Il faut cependant comprendre deux notions pour étudier la filmographie de Antonioni.
Le concept de géopoétique introduit par le critique Gaudin , dans son ouvrage Pour un cinéma géopoétique . Il explore la relation complexe entre le paysage, la nature et l'homme . Selon lui, cette relation n'est pas nécessairement conflictuelle, mais plutôt nuancée et riche en potentialités expressives. Il s'agit d'aller au-delà des solutions habituelles pour explorer de nouvelles façons de penser la nature et sa relation avec l'homme. Le cinéma permet de saisir la complexité des espaces terrestres et d'ancrer notre perception dans une réalité concrète, transcendant ainsi les représentations conventionnelles du paysage pour révéler la profondeur et la diversité de notre lien avec la nature.
Le paysage entretient un rapport contrarié à la nature car il constitue toujours une interprétation d'un fragment d'espace terrestre par un sujet qui projette sur lui un ensemble de valeurs ou de connotations d'un état d'âme. Le paysage est un instrument conceptuel qui montre les rapports entre l'homme et la nature, fragmentant l'espace et projetant des valeurs et des sentiments. Il résulte d'une culture hégémonique de nature domestiquée, et la contemplation ne remet pas en cause les habitats.

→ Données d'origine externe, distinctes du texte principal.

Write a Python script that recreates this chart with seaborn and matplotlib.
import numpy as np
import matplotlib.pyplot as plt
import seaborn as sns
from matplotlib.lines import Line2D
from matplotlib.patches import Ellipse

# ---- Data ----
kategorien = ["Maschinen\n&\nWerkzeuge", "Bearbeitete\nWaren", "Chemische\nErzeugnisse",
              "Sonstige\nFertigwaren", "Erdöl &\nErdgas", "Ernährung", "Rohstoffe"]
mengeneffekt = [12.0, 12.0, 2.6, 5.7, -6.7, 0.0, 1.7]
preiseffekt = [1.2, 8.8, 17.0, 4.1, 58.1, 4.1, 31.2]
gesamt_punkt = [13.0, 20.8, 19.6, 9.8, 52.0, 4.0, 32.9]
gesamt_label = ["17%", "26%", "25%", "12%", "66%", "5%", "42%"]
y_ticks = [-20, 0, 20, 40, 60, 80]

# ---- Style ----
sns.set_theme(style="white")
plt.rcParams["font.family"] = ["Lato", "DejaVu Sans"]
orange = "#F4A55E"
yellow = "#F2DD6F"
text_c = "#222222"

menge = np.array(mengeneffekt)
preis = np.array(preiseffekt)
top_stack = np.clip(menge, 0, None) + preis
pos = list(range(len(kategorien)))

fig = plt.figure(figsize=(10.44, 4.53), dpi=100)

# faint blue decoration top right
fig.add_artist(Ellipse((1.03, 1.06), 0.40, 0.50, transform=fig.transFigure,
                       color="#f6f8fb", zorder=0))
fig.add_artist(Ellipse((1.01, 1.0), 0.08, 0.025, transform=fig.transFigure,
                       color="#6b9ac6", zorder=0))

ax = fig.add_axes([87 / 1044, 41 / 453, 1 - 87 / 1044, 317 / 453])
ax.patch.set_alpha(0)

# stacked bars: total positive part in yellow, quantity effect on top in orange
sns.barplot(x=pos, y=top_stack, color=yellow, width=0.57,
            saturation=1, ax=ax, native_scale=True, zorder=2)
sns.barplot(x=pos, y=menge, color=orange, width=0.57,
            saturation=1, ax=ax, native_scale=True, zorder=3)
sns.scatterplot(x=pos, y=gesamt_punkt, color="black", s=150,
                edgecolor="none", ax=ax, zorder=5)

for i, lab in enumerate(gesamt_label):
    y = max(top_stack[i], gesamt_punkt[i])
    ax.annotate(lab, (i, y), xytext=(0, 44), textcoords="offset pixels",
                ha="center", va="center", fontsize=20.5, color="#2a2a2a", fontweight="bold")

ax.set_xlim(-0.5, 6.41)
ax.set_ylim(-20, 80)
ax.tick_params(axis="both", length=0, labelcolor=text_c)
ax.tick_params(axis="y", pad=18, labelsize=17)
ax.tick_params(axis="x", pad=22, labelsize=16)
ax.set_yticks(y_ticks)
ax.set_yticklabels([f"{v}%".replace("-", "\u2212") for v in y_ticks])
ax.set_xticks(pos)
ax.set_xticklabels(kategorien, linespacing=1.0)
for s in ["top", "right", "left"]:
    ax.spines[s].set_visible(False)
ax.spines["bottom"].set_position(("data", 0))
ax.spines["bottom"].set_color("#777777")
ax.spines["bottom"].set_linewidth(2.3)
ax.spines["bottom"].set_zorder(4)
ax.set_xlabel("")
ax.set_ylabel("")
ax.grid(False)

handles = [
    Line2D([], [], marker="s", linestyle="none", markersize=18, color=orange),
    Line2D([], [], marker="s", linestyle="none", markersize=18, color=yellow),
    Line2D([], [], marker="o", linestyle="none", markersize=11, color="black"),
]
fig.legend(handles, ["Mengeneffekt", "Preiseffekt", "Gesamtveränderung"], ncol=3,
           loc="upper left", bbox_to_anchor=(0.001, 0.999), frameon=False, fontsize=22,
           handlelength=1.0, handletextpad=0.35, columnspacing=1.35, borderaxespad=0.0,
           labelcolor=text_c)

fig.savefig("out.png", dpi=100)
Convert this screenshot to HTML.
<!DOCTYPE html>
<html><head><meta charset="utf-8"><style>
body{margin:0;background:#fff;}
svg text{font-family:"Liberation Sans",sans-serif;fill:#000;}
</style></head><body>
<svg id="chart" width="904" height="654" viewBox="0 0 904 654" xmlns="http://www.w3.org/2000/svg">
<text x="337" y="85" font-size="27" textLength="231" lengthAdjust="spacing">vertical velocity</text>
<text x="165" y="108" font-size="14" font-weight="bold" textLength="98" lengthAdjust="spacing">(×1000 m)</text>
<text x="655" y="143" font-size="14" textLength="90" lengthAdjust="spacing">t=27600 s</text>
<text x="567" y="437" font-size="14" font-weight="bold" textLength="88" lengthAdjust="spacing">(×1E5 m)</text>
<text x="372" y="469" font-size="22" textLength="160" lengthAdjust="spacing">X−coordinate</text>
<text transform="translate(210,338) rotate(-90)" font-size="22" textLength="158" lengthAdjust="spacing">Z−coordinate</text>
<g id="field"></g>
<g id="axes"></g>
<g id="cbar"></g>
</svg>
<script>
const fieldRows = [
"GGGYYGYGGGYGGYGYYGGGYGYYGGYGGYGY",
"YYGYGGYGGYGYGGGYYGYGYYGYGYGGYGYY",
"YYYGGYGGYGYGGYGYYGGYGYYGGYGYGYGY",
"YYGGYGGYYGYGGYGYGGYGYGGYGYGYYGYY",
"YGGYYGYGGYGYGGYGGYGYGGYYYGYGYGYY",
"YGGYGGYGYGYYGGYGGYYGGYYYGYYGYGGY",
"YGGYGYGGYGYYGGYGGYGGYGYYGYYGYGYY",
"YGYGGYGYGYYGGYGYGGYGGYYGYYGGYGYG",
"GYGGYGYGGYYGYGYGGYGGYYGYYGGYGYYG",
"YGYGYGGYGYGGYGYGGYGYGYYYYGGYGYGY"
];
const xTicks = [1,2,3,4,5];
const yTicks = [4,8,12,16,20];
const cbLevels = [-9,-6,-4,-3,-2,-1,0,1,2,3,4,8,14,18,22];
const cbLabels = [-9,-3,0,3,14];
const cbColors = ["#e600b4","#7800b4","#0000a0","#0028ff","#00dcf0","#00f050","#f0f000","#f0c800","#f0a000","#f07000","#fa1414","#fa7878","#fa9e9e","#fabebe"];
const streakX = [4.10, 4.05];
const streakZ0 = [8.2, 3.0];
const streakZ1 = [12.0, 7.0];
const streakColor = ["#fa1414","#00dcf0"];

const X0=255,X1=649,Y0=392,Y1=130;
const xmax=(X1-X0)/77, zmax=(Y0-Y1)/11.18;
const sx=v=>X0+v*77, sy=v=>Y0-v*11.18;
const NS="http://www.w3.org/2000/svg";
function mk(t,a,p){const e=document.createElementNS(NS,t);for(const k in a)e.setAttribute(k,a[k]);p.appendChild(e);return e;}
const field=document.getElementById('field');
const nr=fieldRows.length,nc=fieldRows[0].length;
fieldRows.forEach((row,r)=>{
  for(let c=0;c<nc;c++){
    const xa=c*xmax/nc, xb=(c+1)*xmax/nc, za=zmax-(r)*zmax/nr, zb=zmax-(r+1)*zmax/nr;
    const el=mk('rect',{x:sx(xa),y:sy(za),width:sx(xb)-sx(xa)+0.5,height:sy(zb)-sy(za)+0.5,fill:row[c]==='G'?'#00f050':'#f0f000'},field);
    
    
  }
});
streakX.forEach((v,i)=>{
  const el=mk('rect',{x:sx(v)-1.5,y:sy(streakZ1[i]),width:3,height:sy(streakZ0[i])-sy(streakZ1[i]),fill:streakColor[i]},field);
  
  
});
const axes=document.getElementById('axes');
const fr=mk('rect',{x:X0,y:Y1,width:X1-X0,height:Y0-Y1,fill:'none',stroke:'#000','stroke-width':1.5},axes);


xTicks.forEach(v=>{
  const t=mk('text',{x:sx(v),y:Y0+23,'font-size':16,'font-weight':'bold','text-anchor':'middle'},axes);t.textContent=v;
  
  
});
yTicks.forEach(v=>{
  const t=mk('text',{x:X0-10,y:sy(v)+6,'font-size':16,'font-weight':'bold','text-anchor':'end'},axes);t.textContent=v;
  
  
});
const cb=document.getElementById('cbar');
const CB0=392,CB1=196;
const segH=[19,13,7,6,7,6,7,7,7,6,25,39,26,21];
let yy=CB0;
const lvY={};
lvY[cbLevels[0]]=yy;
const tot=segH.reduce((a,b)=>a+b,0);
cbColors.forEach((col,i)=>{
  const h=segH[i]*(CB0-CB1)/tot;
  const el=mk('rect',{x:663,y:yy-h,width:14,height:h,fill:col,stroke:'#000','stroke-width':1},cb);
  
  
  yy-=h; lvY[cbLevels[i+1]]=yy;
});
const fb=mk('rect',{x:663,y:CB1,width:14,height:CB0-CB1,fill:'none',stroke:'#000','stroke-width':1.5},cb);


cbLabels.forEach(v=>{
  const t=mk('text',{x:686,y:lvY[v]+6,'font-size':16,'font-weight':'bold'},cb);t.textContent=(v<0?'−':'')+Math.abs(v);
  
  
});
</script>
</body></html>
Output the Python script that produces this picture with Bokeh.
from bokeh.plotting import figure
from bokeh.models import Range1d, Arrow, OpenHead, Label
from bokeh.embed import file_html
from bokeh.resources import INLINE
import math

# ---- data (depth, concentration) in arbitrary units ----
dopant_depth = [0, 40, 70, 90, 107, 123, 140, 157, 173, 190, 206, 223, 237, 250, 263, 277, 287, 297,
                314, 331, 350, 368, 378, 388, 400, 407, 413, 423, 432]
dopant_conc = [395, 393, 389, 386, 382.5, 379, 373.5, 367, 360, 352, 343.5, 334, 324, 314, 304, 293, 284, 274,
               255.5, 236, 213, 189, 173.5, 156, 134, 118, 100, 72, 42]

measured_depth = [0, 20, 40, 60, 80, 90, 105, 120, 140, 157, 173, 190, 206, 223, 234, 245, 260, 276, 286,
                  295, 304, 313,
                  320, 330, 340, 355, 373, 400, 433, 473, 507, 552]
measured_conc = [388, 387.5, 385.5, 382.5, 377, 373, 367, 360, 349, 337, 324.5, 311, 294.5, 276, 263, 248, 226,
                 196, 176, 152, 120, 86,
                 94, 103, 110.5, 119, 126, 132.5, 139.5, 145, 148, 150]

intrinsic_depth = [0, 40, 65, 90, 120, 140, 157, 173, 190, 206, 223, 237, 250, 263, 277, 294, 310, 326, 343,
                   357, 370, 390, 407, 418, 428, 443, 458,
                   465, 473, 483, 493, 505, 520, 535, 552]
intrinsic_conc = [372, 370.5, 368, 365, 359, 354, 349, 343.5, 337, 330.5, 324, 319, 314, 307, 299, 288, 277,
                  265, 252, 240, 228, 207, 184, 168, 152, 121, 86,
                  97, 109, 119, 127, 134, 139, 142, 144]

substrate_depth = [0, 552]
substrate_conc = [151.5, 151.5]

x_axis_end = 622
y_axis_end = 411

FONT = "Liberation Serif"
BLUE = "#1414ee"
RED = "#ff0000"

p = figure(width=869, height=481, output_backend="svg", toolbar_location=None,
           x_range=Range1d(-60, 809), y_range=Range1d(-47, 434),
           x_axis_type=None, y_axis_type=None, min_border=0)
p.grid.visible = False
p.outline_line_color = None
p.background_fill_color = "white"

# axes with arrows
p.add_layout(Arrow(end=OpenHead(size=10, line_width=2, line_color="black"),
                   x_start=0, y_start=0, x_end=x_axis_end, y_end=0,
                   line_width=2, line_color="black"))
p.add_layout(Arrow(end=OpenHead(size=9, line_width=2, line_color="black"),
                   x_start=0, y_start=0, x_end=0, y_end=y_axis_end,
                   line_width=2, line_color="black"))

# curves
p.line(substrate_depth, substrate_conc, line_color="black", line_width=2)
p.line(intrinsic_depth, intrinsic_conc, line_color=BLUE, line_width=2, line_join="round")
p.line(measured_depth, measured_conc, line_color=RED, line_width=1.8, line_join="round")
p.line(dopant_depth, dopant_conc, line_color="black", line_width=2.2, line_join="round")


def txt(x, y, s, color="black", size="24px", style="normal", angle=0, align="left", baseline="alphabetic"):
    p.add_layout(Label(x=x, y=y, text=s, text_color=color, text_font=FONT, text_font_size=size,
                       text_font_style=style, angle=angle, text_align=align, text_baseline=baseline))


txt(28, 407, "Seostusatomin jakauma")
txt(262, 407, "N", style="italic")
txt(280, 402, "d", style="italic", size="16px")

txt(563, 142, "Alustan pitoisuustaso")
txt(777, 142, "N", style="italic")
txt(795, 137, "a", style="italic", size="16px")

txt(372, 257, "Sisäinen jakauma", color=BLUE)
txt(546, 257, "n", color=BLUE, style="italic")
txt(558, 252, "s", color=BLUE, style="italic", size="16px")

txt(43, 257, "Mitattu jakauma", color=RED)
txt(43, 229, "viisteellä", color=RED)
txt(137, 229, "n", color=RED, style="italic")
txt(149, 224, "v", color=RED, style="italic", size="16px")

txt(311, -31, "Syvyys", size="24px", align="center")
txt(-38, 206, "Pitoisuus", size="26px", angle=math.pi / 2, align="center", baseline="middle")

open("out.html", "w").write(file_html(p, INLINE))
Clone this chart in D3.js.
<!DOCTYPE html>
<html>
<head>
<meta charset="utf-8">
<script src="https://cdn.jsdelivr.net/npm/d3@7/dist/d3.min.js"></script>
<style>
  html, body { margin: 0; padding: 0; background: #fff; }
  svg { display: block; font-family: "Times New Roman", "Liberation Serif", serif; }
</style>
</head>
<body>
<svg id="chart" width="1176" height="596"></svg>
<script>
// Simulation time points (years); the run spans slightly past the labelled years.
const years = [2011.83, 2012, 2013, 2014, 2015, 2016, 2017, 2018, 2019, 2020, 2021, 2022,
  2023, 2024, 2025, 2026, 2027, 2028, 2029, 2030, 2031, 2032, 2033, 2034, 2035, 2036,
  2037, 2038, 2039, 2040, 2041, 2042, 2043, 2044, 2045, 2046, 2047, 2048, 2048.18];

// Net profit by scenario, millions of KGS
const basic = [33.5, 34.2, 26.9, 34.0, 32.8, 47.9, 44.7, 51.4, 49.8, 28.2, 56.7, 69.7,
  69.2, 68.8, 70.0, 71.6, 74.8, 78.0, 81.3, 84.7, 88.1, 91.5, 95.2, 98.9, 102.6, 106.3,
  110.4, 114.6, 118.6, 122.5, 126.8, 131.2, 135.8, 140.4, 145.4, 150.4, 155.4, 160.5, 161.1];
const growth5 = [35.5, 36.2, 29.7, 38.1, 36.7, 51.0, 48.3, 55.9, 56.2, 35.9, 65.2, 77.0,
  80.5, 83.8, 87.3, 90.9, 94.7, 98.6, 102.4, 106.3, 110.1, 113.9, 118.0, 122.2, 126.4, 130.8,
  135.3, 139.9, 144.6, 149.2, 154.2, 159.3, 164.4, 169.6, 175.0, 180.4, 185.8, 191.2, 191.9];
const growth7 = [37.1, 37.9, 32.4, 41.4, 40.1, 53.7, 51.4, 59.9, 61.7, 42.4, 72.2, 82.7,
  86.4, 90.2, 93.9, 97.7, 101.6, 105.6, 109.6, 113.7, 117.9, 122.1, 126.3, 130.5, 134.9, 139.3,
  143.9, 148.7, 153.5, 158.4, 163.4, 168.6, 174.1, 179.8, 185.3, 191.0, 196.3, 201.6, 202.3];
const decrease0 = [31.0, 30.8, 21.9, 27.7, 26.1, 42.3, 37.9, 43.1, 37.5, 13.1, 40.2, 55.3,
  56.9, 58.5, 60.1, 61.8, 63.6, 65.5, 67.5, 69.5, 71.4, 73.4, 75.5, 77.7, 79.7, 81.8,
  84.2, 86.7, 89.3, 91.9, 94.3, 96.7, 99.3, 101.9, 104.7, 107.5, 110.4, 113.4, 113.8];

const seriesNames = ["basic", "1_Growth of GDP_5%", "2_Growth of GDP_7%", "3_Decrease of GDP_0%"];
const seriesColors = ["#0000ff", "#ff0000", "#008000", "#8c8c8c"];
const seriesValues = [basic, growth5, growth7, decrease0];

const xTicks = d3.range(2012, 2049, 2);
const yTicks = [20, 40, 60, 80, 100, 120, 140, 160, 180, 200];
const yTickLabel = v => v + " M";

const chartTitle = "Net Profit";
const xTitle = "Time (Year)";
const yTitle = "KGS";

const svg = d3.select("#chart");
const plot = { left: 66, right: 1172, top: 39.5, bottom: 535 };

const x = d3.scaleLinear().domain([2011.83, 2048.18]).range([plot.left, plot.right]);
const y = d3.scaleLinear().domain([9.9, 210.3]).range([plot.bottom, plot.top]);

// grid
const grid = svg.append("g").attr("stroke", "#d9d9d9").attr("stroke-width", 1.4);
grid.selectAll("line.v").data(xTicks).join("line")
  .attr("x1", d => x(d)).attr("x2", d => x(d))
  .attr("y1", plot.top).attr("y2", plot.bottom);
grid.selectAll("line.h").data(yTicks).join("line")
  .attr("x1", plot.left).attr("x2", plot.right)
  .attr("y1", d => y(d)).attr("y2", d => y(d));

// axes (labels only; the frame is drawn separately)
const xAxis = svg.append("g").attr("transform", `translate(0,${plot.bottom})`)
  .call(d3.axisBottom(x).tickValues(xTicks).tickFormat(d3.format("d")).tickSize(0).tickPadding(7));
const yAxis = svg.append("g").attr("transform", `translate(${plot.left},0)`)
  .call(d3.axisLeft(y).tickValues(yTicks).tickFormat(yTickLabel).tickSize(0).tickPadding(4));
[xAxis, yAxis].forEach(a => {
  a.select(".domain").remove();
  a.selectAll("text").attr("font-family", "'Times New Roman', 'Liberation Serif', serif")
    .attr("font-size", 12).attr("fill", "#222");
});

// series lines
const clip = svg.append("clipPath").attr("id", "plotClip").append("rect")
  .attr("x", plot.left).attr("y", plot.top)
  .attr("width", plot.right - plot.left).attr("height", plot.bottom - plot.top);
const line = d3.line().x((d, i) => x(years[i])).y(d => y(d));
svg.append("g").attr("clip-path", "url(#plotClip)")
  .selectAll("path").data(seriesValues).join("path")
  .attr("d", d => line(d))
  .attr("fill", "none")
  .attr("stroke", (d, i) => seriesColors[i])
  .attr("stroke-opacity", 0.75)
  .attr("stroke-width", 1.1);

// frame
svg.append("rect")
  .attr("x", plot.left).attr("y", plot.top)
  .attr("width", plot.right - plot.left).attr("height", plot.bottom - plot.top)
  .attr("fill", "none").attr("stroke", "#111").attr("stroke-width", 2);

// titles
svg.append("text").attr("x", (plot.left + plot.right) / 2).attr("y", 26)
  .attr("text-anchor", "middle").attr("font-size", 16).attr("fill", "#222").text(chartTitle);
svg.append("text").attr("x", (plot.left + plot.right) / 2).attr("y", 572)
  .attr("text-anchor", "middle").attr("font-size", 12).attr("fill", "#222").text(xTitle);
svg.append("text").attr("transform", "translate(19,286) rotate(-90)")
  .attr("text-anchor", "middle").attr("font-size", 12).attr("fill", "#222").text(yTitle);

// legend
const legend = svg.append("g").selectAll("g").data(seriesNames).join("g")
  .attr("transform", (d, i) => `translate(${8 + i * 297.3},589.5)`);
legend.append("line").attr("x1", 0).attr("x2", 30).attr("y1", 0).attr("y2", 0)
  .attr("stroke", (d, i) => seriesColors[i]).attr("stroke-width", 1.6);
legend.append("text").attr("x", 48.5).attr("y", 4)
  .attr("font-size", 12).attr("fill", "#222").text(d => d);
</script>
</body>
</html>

La notion de « voile paysager » postule une posture dominante de l'homme sur le paysage, en cachant la nature à partir de la culture. Le paysage est parfois codé par la narration, et on voit un faux paysage à travers un voile culturel fait de stéréotypes. Ce consensus paysager domine la culture, et la majorité des films suivent cette tendance, bien que certains luttent contre. Une nouvelle ouverture au sensible ouvre les possibles.
Seul un changement de sensibilité permettra de se départir de ce regard dominateur. Il faut rompre avec la dimension sentimo-lyrique et adopter un rapport sensible, non dominant, pour avoir une plus grande harmonie avec la nature. Le paysage doit être médiateur d'une nouvelle sensibilité à la nature, une altérité absolue à découvrir. Il faut invalider la fonction intellectuelle de l'œil et postuler un rapport sensitif à la nature, car la nature a un rythme propre qui rencontre instinctivement notre propre rythme. Cela ouvre la porte à un cinéma géopoétique, en retirant le voile.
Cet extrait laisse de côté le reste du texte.